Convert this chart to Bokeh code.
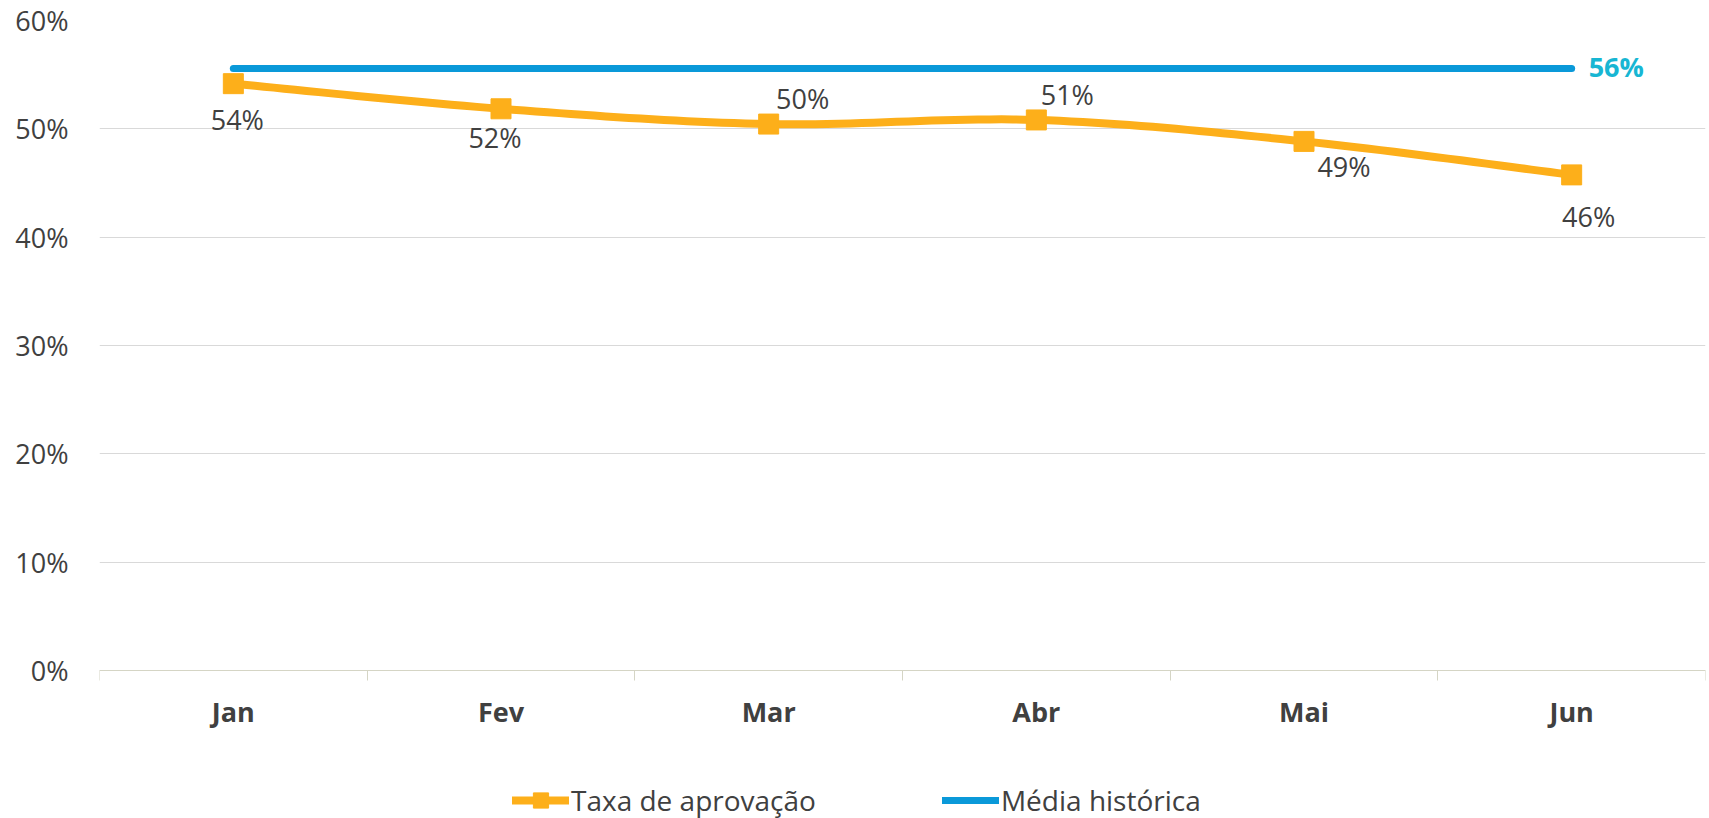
import numpy as np
from bokeh.plotting import figure
from bokeh.models import (ColumnDataSource, Range1d, FixedTicker, NumeralTickFormatter,
                          Legend, LegendItem)
from bokeh.core.properties import value
from bokeh.embed import file_html
from bokeh.resources import INLINE

# ---- data ----
months = ["Jan", "Fev", "Mar", "Abr", "Mai", "Jun"]
taxa_aprovacao = [0.5417, 0.5185, 0.5044, 0.5082, 0.4884, 0.4575]
taxa_labels = ["54%", "52%", "50%", "51%", "49%", "46%"]
media_historica = 0.5558
media_label = "56%"
y_ticks = [0.0, 0.1, 0.2, 0.3, 0.4, 0.5, 0.6]

# ---- style ----
FONT = "Open Sans"
ORANGE = "#FDAF1A"
BLUE = "#0A99D9"
CYAN = "#17B6D3"
TXT = "#404040"
FS = "27px"
W, H = 1709, 818
BORDER_L, BORDER_T, BORDER_R = 99, 20, 4
PX_ABOVE_ZERO = 650.0          # pixels from 60% line down to the 0% line
PX_BELOW_ZERO = H - BORDER_T - PX_ABOVE_ZERO   # room for x labels and legend
# label offsets in screen px (x right, y down)
lbl_dx = [4, -6, 34, 31, 40, 17]
lbl_dy = [36, 29, -26, -25, 25, 42]

n = len(months)
xs = list(range(n))
y_top = y_ticks[-1]
y_bottom = -y_top * PX_BELOW_ZERO / PX_ABOVE_ZERO


def smooth(xv, yv, steps=24):
    """Excel-like smoothed line: cubic Bezier segments (Catmull-Rom control points)."""
    px, py = [], []
    t = np.linspace(0, 1, steps)
    for i in range(len(xv) - 1):
        i0, i3 = max(i - 1, 0), min(i + 2, len(xv) - 1)
        p0 = np.array([xv[i], yv[i]])
        p3 = np.array([xv[i + 1], yv[i + 1]])
        c1 = p0 + (p3 - np.array([xv[i0], yv[i0]])) / 6
        c2 = p3 - (np.array([xv[i3], yv[i3]]) - p0) / 6
        pts = ((1 - t) ** 3)[:, None] * p0 + (3 * (1 - t) ** 2 * t)[:, None] * c1 \
            + (3 * (1 - t) * t ** 2)[:, None] * c2 + (t ** 3)[:, None] * p3
        if i > 0:
            pts = pts[1:]
        px.extend(pts[:, 0].tolist())
        py.extend(pts[:, 1].tolist())
    return px, py


p = figure(width=W, height=H, min_border_left=BORDER_L, min_border_top=BORDER_T,
           min_border_right=BORDER_R, min_border_bottom=0,
           x_range=Range1d(-0.5, n - 0.5), y_range=Range1d(y_bottom, y_top),
           output_backend="svg", toolbar_location=None)
p.outline_line_color = None
p.background_fill_color = "white"
p.border_fill_color = "white"

# grid
p.xgrid.grid_line_color = None
p.ygrid.grid_line_color = "#D9D9D9"
p.ygrid.grid_line_width = 1
p.ygrid.ticker = FixedTicker(ticks=y_ticks)

# y axis
p.yaxis.ticker = FixedTicker(ticks=y_ticks)
p.yaxis.formatter = NumeralTickFormatter(format="0%")
p.yaxis.axis_line_color = None
p.yaxis.major_tick_line_color = None
p.yaxis.minor_tick_line_color = None
p.yaxis.major_tick_out = 0
p.yaxis.major_label_standoff = 31
p.yaxis.major_label_text_font = FONT
p.yaxis.major_label_text_font_size = FS
p.yaxis.major_label_text_color = TXT

# x axis, sitting on the 0% line
p.xaxis.fixed_location = 0
p.xaxis.ticker = FixedTicker(ticks=xs, minor_ticks=[i - 0.5 for i in range(n + 1)])
p.xaxis.major_label_overrides = {i: m for i, m in enumerate(months)}
p.xaxis.axis_line_color = "#D5D5C5"
p.xaxis.axis_line_width = 1
p.xaxis.major_tick_line_color = None
p.xaxis.major_tick_out = 10
p.xaxis.minor_tick_line_color = "#D5D5C5"
p.xaxis.minor_tick_out = 10
p.xaxis.minor_tick_in = 0
p.xaxis.major_label_standoff = 12
p.xaxis.major_label_text_font = FONT
p.xaxis.major_label_text_font_size = FS
p.xaxis.major_label_text_font_style = "bold"
p.xaxis.major_label_text_color = TXT

# media historica line
blue_r = p.line(x=[xs[0], xs[-1]], y=[media_historica, media_historica],
                line_color=BLUE, line_width=7, line_cap="round")
p.text(x=[xs[-1]], y=[media_historica], text=[media_label], x_offset=17, y_offset=-2,
       text_font=value(FONT), text_font_size=FS, text_font_style="bold",
       text_color=CYAN, text_align="left", text_baseline="middle")

# smoothed taxa curve
sx, sy = smooth(xs, taxa_aprovacao)
orange_r = p.line(x=sx, y=sy, line_color=ORANGE, line_width=8,
                  line_cap="round", line_join="round")
sq_r = p.scatter(x=xs, y=taxa_aprovacao, marker="square", size=20,
                 fill_color=ORANGE, line_color=ORANGE)

src = ColumnDataSource(dict(x=xs, y=taxa_aprovacao, t=taxa_labels, dx=lbl_dx, dy=lbl_dy))
p.text(x="x", y="y", text="t", x_offset="dx", y_offset="dy", source=src,
       text_font=value(FONT), text_font_size=FS, text_color=TXT,
       text_align="center", text_baseline="middle")

legend = Legend(items=[LegendItem(label="Taxa de aprovação", renderers=[orange_r, sq_r]),
                       LegendItem(label="Média histórica", renderers=[blue_r])],
                orientation="horizontal", location=(413, -1),
                glyph_width=57, glyph_height=38, label_standoff=2, spacing=126,
                padding=0, margin=0, border_line_color=None, background_fill_alpha=0,
                label_text_font=FONT, label_text_font_size="28px", label_text_color=TXT)
p.add_layout(legend, "center")

open("out.html", "w").write(file_html(p, INLINE))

§

Requirement :: Write out nothing but the lines from the start of the data through the line with "from bokeh.resources import INLINE". Leave out the pictures.

Solved exercise ::
Convert this chart to Bokeh code.
import numpy as np
from bokeh.plotting import figure
from bokeh.models import (ColumnDataSource, Range1d, FixedTicker, NumeralTickFormatter,
                          Legend, LegendItem)
from bokeh.core.properties import value
from bokeh.embed import file_html
from bokeh.resources import INLINE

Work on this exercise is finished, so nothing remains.